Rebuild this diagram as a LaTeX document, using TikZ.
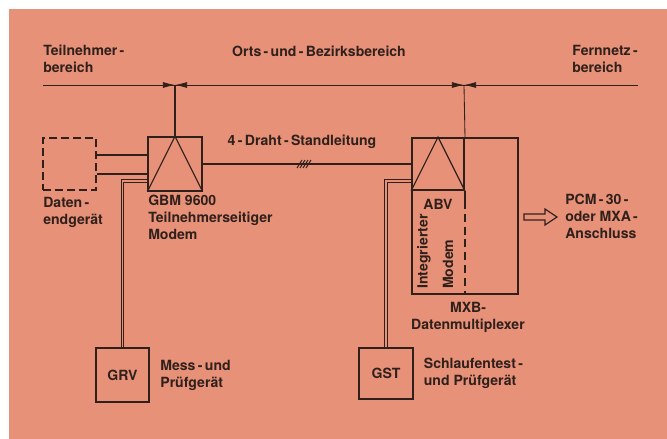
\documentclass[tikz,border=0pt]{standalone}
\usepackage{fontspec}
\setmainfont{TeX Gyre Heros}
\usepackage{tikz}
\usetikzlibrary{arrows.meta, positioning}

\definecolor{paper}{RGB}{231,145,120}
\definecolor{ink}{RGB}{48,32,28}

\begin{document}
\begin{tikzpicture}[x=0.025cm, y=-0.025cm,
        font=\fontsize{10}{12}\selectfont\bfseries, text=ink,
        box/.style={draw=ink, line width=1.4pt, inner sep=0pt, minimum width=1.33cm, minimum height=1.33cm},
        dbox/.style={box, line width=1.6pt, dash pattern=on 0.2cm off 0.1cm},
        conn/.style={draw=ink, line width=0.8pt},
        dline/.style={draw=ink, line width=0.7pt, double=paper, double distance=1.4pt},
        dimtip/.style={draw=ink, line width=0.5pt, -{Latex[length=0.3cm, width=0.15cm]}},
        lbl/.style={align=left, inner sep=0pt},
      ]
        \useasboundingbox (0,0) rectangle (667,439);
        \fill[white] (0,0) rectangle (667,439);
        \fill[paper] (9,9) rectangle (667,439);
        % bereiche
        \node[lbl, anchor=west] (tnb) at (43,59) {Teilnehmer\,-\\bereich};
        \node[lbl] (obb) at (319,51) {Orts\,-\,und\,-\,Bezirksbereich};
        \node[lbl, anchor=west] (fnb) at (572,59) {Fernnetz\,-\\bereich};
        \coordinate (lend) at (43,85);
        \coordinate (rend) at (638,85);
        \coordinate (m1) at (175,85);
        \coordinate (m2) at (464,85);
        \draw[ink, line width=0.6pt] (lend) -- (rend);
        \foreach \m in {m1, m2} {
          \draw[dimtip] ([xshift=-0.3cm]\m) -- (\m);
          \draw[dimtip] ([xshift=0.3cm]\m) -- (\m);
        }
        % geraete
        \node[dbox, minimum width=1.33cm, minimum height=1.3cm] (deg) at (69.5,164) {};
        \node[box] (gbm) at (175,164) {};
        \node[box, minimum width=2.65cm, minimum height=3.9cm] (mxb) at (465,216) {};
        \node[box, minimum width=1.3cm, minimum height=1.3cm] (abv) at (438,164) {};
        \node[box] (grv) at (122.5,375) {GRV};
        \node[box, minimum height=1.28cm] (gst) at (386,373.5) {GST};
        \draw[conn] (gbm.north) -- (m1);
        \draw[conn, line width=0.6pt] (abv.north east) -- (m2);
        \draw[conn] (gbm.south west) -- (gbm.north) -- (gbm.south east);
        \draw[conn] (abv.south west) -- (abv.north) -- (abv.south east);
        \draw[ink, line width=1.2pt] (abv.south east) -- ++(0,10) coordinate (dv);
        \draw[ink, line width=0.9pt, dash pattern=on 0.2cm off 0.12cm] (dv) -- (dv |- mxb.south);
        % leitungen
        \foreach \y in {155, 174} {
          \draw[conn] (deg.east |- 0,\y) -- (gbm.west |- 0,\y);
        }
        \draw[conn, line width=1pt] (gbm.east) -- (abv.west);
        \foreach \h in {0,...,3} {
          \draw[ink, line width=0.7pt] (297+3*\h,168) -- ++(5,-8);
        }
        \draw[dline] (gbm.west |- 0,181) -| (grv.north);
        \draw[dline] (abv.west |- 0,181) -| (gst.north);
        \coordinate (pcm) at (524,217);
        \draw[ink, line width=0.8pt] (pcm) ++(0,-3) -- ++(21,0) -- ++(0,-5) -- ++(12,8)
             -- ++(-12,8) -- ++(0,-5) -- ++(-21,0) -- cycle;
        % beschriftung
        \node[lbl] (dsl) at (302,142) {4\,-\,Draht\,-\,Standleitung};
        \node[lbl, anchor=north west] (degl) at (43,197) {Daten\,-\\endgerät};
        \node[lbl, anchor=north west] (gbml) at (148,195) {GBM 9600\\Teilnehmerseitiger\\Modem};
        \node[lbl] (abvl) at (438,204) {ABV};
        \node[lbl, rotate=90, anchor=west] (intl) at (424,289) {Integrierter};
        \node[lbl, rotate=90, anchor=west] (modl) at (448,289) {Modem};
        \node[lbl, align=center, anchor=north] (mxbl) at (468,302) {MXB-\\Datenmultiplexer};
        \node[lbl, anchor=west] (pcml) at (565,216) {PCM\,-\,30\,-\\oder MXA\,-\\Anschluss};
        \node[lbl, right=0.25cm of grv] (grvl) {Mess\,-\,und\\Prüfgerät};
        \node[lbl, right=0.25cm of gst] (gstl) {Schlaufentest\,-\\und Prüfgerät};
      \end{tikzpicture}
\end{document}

----------

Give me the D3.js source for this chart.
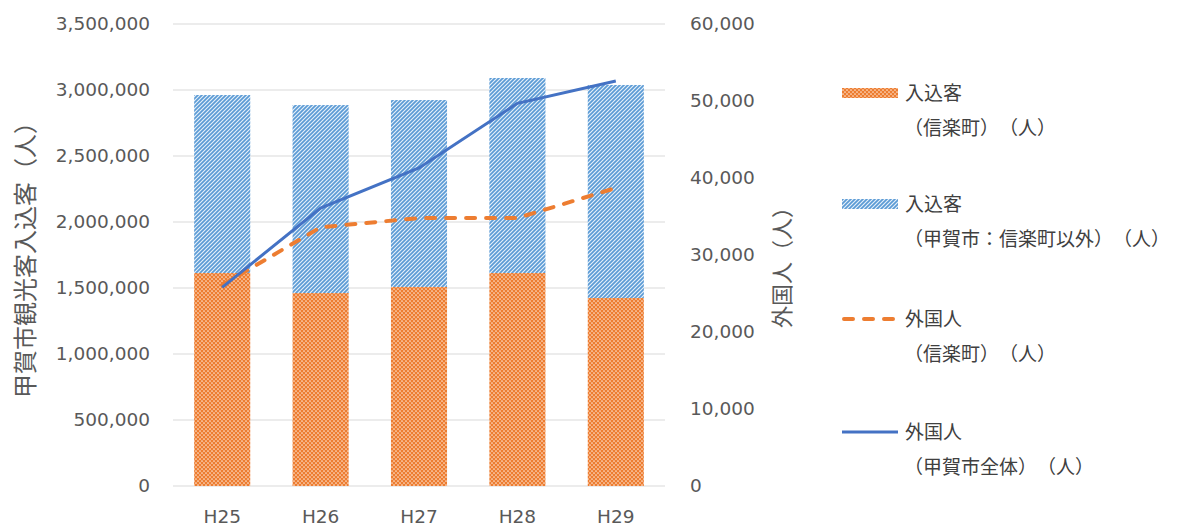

----------

** Task directions **
Copy each line that holds the word "this".

** Response below **
Rebuild this diagram as a LaTeX document, using TikZ.
Give me the D3.js source for this chart.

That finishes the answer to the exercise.